Last week’s inverted yield curve scare is still fresh in the minds of investors and analysts alike. The famous (or perhaps infamous) sign of a coming recession had Wall Street buzzing, and many decided to take measures accordingly.
While the incident may have been a bit exaggerated, it is never a bad time to prepare for an economic downturn. Let’s look at two companies that could be excellent choices if the economy tanks and equity markets plunge.
Betting on the aerospace industry
The past few months haven’t been great for the image of the aerospace industry. The Boeing 737 Max jet crash that killed all 157 people on board — just months after another crash with the same model killed 189 — is bringing a renewed interest in air travel safety. However, given the importance of air travel for public and private consumers, the industry is likely to keep generating billions in earnings for years.
Diversified supplier of aerospace components Magellan Aerospace (TSX:MAL) is an intriguing option to consider. The Ontario-based firm has provided good returns recently, growing its share price by roughly 120% in the past five years.
This growth was spurred in part from predictable and growing revenues and earnings. Magellan often enters contracts — sometimes with well-known leaders within the aerospace industry — to engineer and manufacture aerospace components. Predictability breeds stability; stability breeds low volatility.
Over the last half-decade, Magellan’s revenues have grown by 5.15%, while operating profits and net income have increased by 9.65% and 14.40%, respectively. Though the company showed a decline in revenues and profits last year, it is currently undergoing cost-cutting efforts to improve margins. Magellan is on the verge of implementing a new ERP system, which should boost productivity and efficiency.

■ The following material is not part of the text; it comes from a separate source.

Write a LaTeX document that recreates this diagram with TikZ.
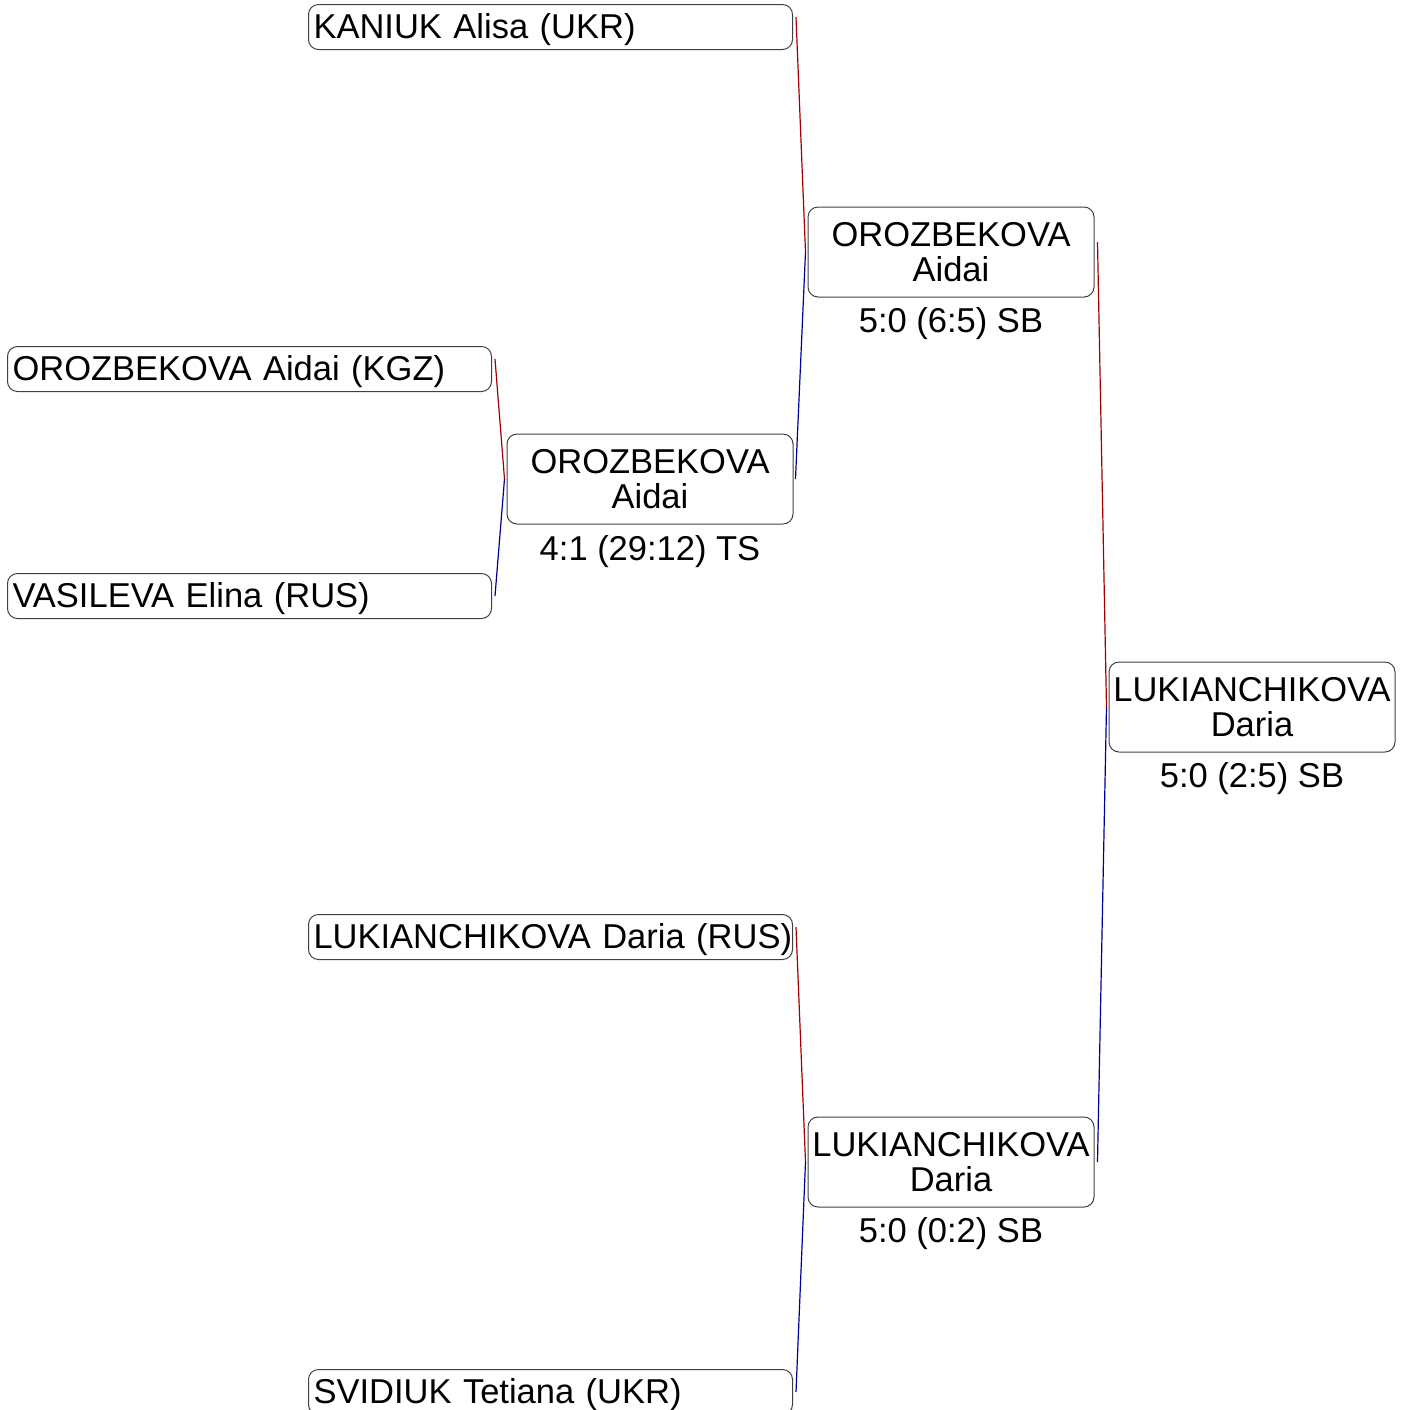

What’s more, Magellan is pretty cheap, both on a nominal and relative basis. Priced at just under $18 per share at the time of writing, the company’s shares are trading at 11.57 times forward earnings.
A renewable energy leader
Public awareness about the importance of renewable sources of energy has never been higher. As the potential catastrophic effects of global warming become clearer, calls for the energy industry to go green keep getting louder — and more frequent — giving birth to an increasingly attractive sector for energy companies to dip their toes into. One company that has managed to do so brilliantly is Brookfield Renewable Partners (TSX:BEP.UN)(NYSE:BEP).
The energy firm buys, owns, builds, and operates renewable energy assets, including hydro, wind, and solar facilities. Brookfield is one of the leaders in its class, with 18,000 megawatts (MW) of generating capacity (more than two-thirds of which stem from its hydro sector).
Production capacity has increased in recent years for Brookfield, and so have revenues. The Bermuda-based firm’s cash flows are set to increase continuously through the acquisition of new contracts and upward price adjustments in existing contracts. The vast majority of the firm’s cash flows are contracted.
Brookfield has acquired over 870 new assets of various kinds since 2013, totaling in excess of 10,000 MW production capacity. As the industry continues its upward trajectory, Brookfield is well positioned to keep reaping the benefits, which is good news for investors. Indeed, the company offers a fat dividend yield of 4.88% (at the time of writing).
Though Brookfield’s shares were down by more than 20% for much of last year, the company has rebounded nicely and is up 17% since the beginning of the year, slightly outpacing the market.
Risk and reward
Although there are no risk-free assets, some are less likely to succumb in times of an economic turmoil. Magellan and Brookfield both have many of the qualities of low-volatility stocks. If you are worried a recession is coming, consider adding shares of either — or both — to your portfolio.